Crônica, por Eduardo Affonso: O sonho americano
Brasileiros que tiverem de voltar dos EUA para o Brasil vão precisar de muito suporte psicológico para se readaptar

Sabe o que eu mais gosto em filme americano?
Eles deixam a chave do carro na ignição, e ninguém rouba.
Eles tomam leite direto da caixinha e o leite não azeda.
Eles bebem água da torneira, e não adoecem.
As camas têm um metro de altura.
As casas não têm muro, muito menos caco de vidro em cima do muro.
Ninguém tem empregada e as casas são todas limpas e arrumadas.
Eles batem a porta na cara do policial e fica por isso mesmo.
Nas delegacias tem gente para atender e a sala do delegado sempre tem persianas novinhas.
Não é só quartel que tem bandeira hasteada.

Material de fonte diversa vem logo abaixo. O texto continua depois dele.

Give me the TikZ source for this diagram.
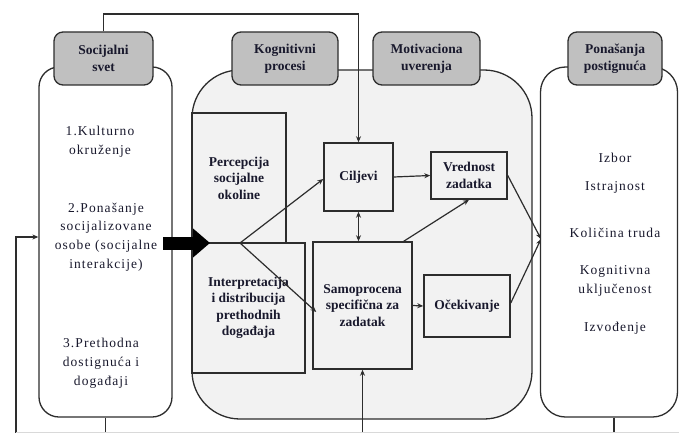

Os médicos vêm falar com a família do paciente na sala de espera do hospital como se a família do paciente fosse gente.
Envelope fecha com uma lambida, não precisa de cola.
Eles depositam as cartas numas caixas de coleta, na rua, e a carta chega ao destinatário.
Eles usam cheque.
Eles mandam cheque pelo Correio.
E o cheque também chega ao destinatário.
Corrida de táxi não dá valor quebrado, porque nunca vi taxista dar troco.
Não tem flanelinha.
Não tem trocador de ônibus.
Não tem frentista de posto de gasolina.
Adolescente beber cerveja é quase um ato revolucionário.
Até mendigo respeita a lei, bebendo seus litrões envolvidos em sacos de papel.
Menor de idade dirige.
Filhinho de papai trabalha.
Qualquer biboca no fim do mundo tem asfalto melhor que a Dutra, a Washington Luís, a Régis Bittencourt ou a Rio-Bahia.
Juízes resolvem pendências judiciais em horas ou minutos, não em décadas.
Enterros parecem festas blequitái. E, em vez de chorar e se descabelar, órfãos e viúvos fazem discursos engraçadinhos, tipo sitcom.
Quando as pessoas acabam de dizer o que tinham para dizer, elas simplesmente desligam o telefone, não ficam meia hora se despedindo.
Fala-se em 230 mil brasileiros morando ilegalmente nos Estados Unidos. Não sei se eles vivem nesse mundo dos filmes. Mas os que tiverem de voltar para o Brasil vão precisar de muito suporte psicológico para se readaptar ao mundo real.